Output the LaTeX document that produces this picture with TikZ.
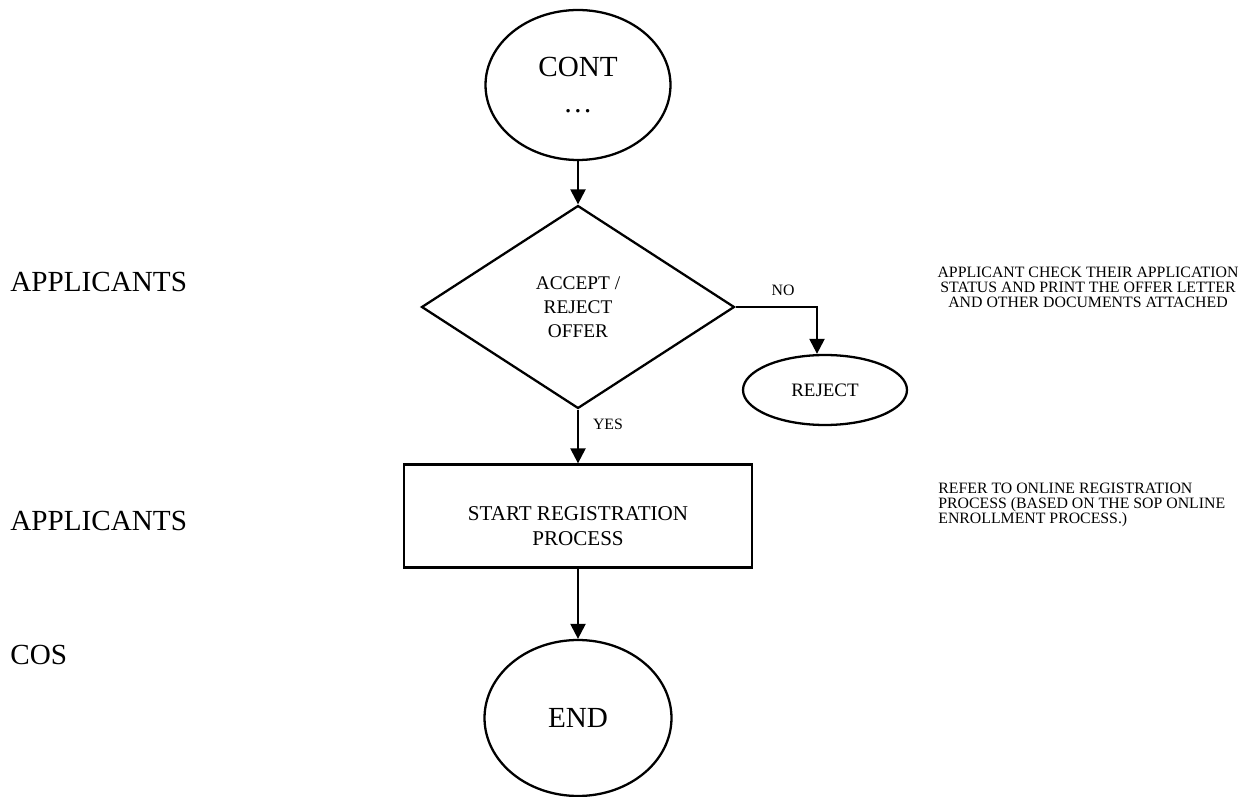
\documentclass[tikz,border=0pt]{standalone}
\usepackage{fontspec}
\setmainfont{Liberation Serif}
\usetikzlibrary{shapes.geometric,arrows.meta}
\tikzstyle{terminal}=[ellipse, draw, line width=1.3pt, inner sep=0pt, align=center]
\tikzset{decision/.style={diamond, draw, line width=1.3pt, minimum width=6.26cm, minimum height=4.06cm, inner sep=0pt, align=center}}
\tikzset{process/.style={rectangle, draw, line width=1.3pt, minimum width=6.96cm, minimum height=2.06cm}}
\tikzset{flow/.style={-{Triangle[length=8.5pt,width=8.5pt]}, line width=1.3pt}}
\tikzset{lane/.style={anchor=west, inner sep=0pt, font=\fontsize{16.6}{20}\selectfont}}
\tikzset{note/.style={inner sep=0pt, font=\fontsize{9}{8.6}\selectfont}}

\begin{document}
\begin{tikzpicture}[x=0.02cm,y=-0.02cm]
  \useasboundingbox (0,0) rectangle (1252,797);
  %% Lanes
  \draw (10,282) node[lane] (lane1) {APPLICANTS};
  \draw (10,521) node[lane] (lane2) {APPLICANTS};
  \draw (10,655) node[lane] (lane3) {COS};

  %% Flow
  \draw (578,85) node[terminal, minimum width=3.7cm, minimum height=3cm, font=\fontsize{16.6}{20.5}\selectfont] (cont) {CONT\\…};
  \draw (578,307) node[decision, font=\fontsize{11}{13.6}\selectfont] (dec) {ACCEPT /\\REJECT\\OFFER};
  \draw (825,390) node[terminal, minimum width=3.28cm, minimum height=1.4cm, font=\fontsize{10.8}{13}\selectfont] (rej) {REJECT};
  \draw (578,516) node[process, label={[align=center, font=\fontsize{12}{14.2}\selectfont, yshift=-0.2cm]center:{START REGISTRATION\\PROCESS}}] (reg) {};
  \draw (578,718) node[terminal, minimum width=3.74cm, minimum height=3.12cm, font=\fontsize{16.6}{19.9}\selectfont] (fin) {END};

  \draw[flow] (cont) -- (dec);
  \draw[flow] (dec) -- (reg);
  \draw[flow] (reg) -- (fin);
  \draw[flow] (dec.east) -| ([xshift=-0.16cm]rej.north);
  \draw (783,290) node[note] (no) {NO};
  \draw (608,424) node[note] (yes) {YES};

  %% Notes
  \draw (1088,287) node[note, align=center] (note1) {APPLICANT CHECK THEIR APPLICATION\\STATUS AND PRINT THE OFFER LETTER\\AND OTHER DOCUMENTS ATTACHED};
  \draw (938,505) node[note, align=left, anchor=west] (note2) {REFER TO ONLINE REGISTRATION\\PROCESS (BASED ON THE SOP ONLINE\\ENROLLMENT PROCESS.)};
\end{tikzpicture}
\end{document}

----

--- OBJECTIVE ---
Every line of the material is to be quoted exactly, with no pictures carried over.

--- OUTPUT ---
Output the LaTeX document that produces this picture with TikZ.
\documentclass[tikz,border=0pt]{standalone}
\usepackage{fontspec}
\setmainfont{Liberation Serif}
\usetikzlibrary{shapes.geometric,arrows.meta}
\tikzstyle{terminal}=[ellipse, draw, line width=1.3pt, inner sep=0pt, align=center]
\tikzset{decision/.style={diamond, draw, line width=1.3pt, minimum width=6.26cm, minimum height=4.06cm, inner sep=0pt, align=center}}
\tikzset{process/.style={rectangle, draw, line width=1.3pt, minimum width=6.96cm, minimum height=2.06cm}}
\tikzset{flow/.style={-{Triangle[length=8.5pt,width=8.5pt]}, line width=1.3pt}}
\tikzset{lane/.style={anchor=west, inner sep=0pt, font=\fontsize{16.6}{20}\selectfont}}
\tikzset{note/.style={inner sep=0pt, font=\fontsize{9}{8.6}\selectfont}}

\begin{document}
\begin{tikzpicture}[x=0.02cm,y=-0.02cm]
  \useasboundingbox (0,0) rectangle (1252,797);
  %% Lanes
  \draw (10,282) node[lane] (lane1) {APPLICANTS};
  \draw (10,521) node[lane] (lane2) {APPLICANTS};
  \draw (10,655) node[lane] (lane3) {COS};

  %% Flow
  \draw (578,85) node[terminal, minimum width=3.7cm, minimum height=3cm, font=\fontsize{16.6}{20.5}\selectfont] (cont) {CONT\\…};
  \draw (578,307) node[decision, font=\fontsize{11}{13.6}\selectfont] (dec) {ACCEPT /\\REJECT\\OFFER};
  \draw (825,390) node[terminal, minimum width=3.28cm, minimum height=1.4cm, font=\fontsize{10.8}{13}\selectfont] (rej) {REJECT};
  \draw (578,516) node[process, label={[align=center, font=\fontsize{12}{14.2}\selectfont, yshift=-0.2cm]center:{START REGISTRATION\\PROCESS}}] (reg) {};
  \draw (578,718) node[terminal, minimum width=3.74cm, minimum height=3.12cm, font=\fontsize{16.6}{19.9}\selectfont] (fin) {END};

  \draw[flow] (cont) -- (dec);
  \draw[flow] (dec) -- (reg);
  \draw[flow] (reg) -- (fin);
  \draw[flow] (dec.east) -| ([xshift=-0.16cm]rej.north);
  \draw (783,290) node[note] (no) {NO};
  \draw (608,424) node[note] (yes) {YES};

  %% Notes
  \draw (1088,287) node[note, align=center] (note1) {APPLICANT CHECK THEIR APPLICATION\\STATUS AND PRINT THE OFFER LETTER\\AND OTHER DOCUMENTS ATTACHED};
  \draw (938,505) node[note, align=left, anchor=west] (note2) {REFER TO ONLINE REGISTRATION\\PROCESS (BASED ON THE SOP ONLINE\\ENROLLMENT PROCESS.)};
\end{tikzpicture}
\end{document}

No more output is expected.